Tuesday, October 11, 2011

The Difference Between Good and Good Enough

Recipe creation. That wonderful alchemy between raw ingredient and creativity. Many of us who create original recipes have a small group of recipe testers who will painstakingly follow our recipes to the letter and report back with useful critiques. I am personally blessed with one particular friend who reports back with taste, technique and writing critiques. (I just got lucky that my best friend is a researcher and editor by training and trade as well as enthusiastic home cook).
Whenever I feel daunted by a recipe I am working on I remember something my mother said to me during a particularly challenging period early on in my culinary career: [t]he main thing to focus on is your creativity and the style in which you express that. You are an artist. ~ JRH - My Mom 

While I have rather strong opinions on the notion of cook as artist that I won't go into here, the important message I take away from the above quote and carry with me while I work is the idea that creative expression is both personal and takes hard work. As a ballet instructor I used to know would say, "even Martha Graham studied classical ballet before she became a modern dance choreographer."

So having a solid understanding of cooking techniques is incredibly helpful for recipe creation. But before recipes get to the testing stage they go through the tasting stage. And we all know it is immeasurably easier to find willing guinea pigs to taste our recipes than to test them! Not that I am complaining - having a small army of palates with their own likes and dislikes definitely helps narrow down which recipes will have greater appeal. But when our friends and family are tasting our creations they are often biased towards loving encouragement rather than careful assessment of actual merit. That is when it is helpful to remind ourselves of the difference between Good and Good Enough.

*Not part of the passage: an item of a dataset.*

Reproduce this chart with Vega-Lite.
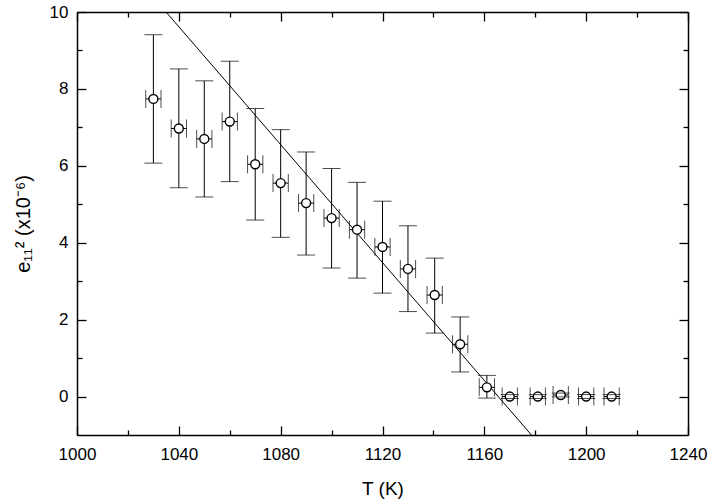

This past weekend I prepared three dishes that were very well received but I knew were simply Good Enough. For one it was texture. It was a new apple cake recipe I've been working on and the finished texture just wasn't what I envisioned - although the flavor was excellent and the technique was on point. The inclusion of a particular ingredient in the batter just didn't work the way I had envisioned. 

For another it was execution/technique. The ingredients just would. not. finish. cooking. at the same rate and so some items were verging on mushy while others still crunchy.
While I was disappointed in the outcome there was a silver lining - that almost mushy ingredient had a spectacular flavor that gave me another idea for a completely different recipe. What I saw as Not Good Enough my friends saw as Good. The lesson here is to not be so hard on yourself while assessing your work that you see yourself as a failure (Never Good Enough is a long and lonely road to travel, peeps), rather than a recipe work-in-progress. The silver lining of sparking another idea was definitely a successful outcome in my mind.  To be continued...

Finally there was flavor. The finished product that I served to my taste testers looked fantastic. Pretty overlapping slices appealed to the eye while deep brown caramelized bits promised such richness!
I had very high hopes for this recipe, and spent a long time preparing the various components, but in the end the flavor was just... flat.
It was okay. Not great. It looked pretty, but frankly, it took an inordinate amount of time to make the finished product look good. I guess we can say this recipe had issues in both flavor and execution.

All three of these recipes have merit. All three can be Good. All three can be worth writing about and sharing. But not quite yet. Abject failures? No. Just works in progress.

Ever tried. Ever failed. No matter. Try Again. Fail again. Fail better. ~ Samuel Beckett

1 comment:

  1. Well said. We can all use encouraging words like this. I am glad I made it over here to read this post.